Operation Inherent Resolve - Op IMPACT
Maj Steve Couture
7 Feb 23
These are some lessons I learned while working as the Chief of Plans in the Combined Joint Operations Centre on Operation Inherent Resolve (OIR).
- Always communicate. Take every opportunity to communicate something of value. Whether it’s in an operational planning team, delivering a briefing to CENTCOM, or while writing an article for the Regimental website, don’t waste peoples’ time. Tell them what happened and why it matters. Figure out the “so what” and communicate the right info to the right people. The Commanding General OIR recommended the book “Smart Brevity” to all his staff. Give it a read – it’s not too long.
- Be professional. Deportment is even more important in a coalition environment, where other countries are watching. Small slips in professionalism add up and destroy morale.
- Get smart. “Fake it till you make it” will only get you so far. It’s human nature to take the path of least resistance. For example: to read only the annex to an order instead of the entire thing. Make it a priority to learn your job inside-out. That way you can actually influence and fix things.

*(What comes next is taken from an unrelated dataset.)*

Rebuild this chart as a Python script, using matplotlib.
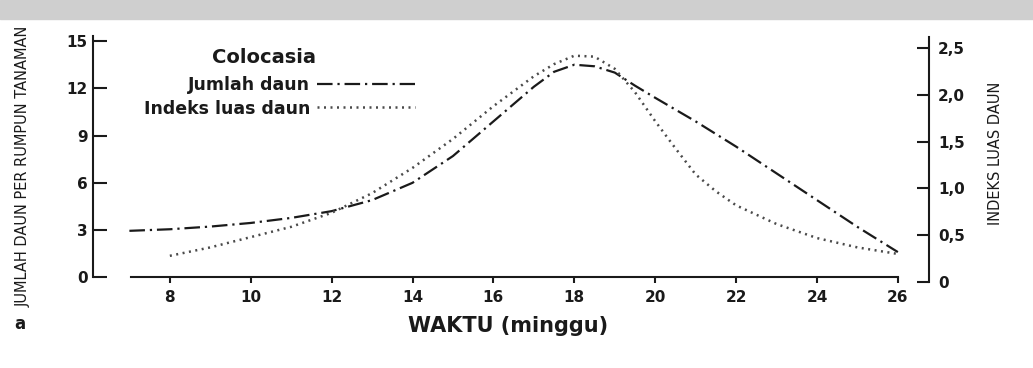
import matplotlib
matplotlib.use("Agg")
import matplotlib.pyplot as plt
from matplotlib.patches import Rectangle

# values (Colocasia)
minggu_daun = [7, 8, 9, 10, 11, 12, 13, 14, 15, 16, 17, 17.5, 18, 18.5, 19, 19.5, 20, 21, 22, 23, 24, 25, 26]
jumlah_daun = [2.95, 3.05, 3.22, 3.45, 3.77, 4.2, 4.9, 6.0, 7.7, 9.9, 12.1, 13.05, 13.5, 13.4, 13.0, 12.17,
               11.4, 9.9, 8.3, 6.6, 4.9, 3.2, 1.6]

minggu_ild = [8, 9, 10, 11, 12, 13, 14, 15, 16, 17, 17.5, 18, 18.5, 19, 19.5, 20, 20.5, 21, 21.5, 22, 23, 24, 25, 26]
indeks_luas_daun = [0.28, 0.37, 0.48, 0.59, 0.74, 0.95, 1.22, 1.53, 1.88, 2.2, 2.33, 2.42, 2.41, 2.28, 2.03, 1.72,
                    1.43, 1.15, 0.97, 0.82, 0.62, 0.47, 0.37, 0.30]

x_ticks = [8, 10, 12, 14, 16, 18, 20, 22, 24, 26]
kiri_ticks = [0, 3, 6, 9, 12, 15]
kanan_ticks = [0, 0.5, 1.0, 1.5, 2.0, 2.5]
kanan_labels = ["0", "0,5", "1,0", "1,5", "2,0", "2,5"]

ink = "#1a1a1a"
plt.rcParams["text.color"] = ink
plt.rcParams["axes.labelcolor"] = ink
plt.rcParams["xtick.color"] = ink
plt.rcParams["ytick.color"] = ink

W, H = 1033, 368
fig = plt.figure(figsize=(W / 100, H / 100), dpi=100)

# grey strip of the scan at the top
fig.patches.append(Rectangle((0, 1 - 19 / H), 1, 19 / H, transform=fig.transFigure,
                             color="#cfcfcf", zorder=0))

ax = fig.add_axes([93 / W, 1 - 282 / H, (929 - 93) / W, 245 / H])
ax2 = ax.twinx()

l1, = ax.plot(minggu_daun, jumlah_daun, color=ink, lw=1.6, dashes=(7, 2.2, 1, 2.2),
              label="Jumlah daun")
l2, = ax2.plot(minggu_ild, indeks_luas_daun, color="#4a4a4a", lw=1.8, dashes=(0.8, 1.8),
               label="Indeks luas daun")

ax.set_xlim(6.1, 26.77)
ax.set_ylim(-0.30, 15.26)
ax2.set_ylim(0, 2.62)

for s in ["top", "right"]:
    ax.spines[s].set_visible(False)
for s in ["top", "left", "bottom"]:
    ax2.spines[s].set_visible(False)
for s in ax.spines.values():
    s.set_linewidth(1.5)
    s.set_color(ink)
ax2.spines["right"].set_linewidth(1.5)
ax2.spines["right"].set_color(ink)

ax.spines["left"].set_bounds(0, 15.3)
ax.spines["bottom"].set_position(("data", 0))
ax.spines["bottom"].set_bounds(7.05, 26)

ax.set_xticks(x_ticks, labels=[str(v) for v in x_ticks], fontweight="bold")
ax.set_yticks(kiri_ticks, labels=[str(v) for v in kiri_ticks], fontweight="bold")
ax2.set_yticks(kanan_ticks, labels=kanan_labels, fontweight="bold")

ax.tick_params(axis="y", direction="in", length=10, width=1.5, pad=4, labelsize=11)
ax.tick_params(axis="x", direction="out", length=4.5, width=1.5, pad=5, labelsize=11)
ax2.tick_params(axis="y", direction="in", length=9, width=1.5, pad=6.5, labelsize=11)

ax.set_xlabel("WAKTU (minggu)", fontsize=15, fontweight="bold")
ax.xaxis.set_label_coords(0.497, -0.18)
ax.xaxis.label.set_va("center")

ax.set_ylabel("JUMLAH DAUN PER RUMPUN TANAMAN", fontsize=10.5)
ax.yaxis.set_label_coords(-0.083, 0.473)
ax.yaxis.label.set_va("center")

ax2.set_ylabel("INDEKS LUAS DAUN", fontsize=10.5, rotation=90)
ax2.yaxis.set_label_coords(1.079, 0.527)
ax2.yaxis.label.set_va("center")

ax2.text(0.205, 0.918, "Colocasia", transform=ax.transAxes, ha="center", va="center",
         fontsize=14, fontweight="bold")

ax2.legend([l1, l2], [l1.get_label(), l2.get_label()], loc="upper right",
           bbox_to_anchor=(0.395, 0.875), frameon=False, markerfirst=False, borderpad=0,
           handlelength=5.6, handletextpad=0.4, labelspacing=0.3,
           prop={"size": 12.5, "weight": "bold"})

fig.text(20 / W, 1 - 324 / H, "a", fontsize=12, fontweight="bold", ha="center", va="center")

fig.savefig("out.png", dpi=100)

Learn other peoples’ jobs too. People will start coming to you as a subject matter expert.
- Elevate others. If you’re privileged to have subordinates, give them meaningful opportunities to excel. Like I said, your first task should be to understand your job, but your second task should be to develop your team to be capable of operating independently without you. This could even free you up to get smart on something else.
- Make assessments. Data is never perfect and trends can be misleading. There will always be a margin of error when you compare two sources. Raw data tends to lead to confirmation bias. A trend line showing a reduction in ISR might not show a capability gap, but simply indicate that the weather was poor. Well-developed assessments are more valuable to decision-makers than raw data.
- Take care of each other. I’m extremely grateful to have deployed with my good friend Maj Blake Tapp, who works down the hall in the CJ35 – Future Operations. Thanks for keeping me oriented, brah.
Pending your questions, that concludes my brief.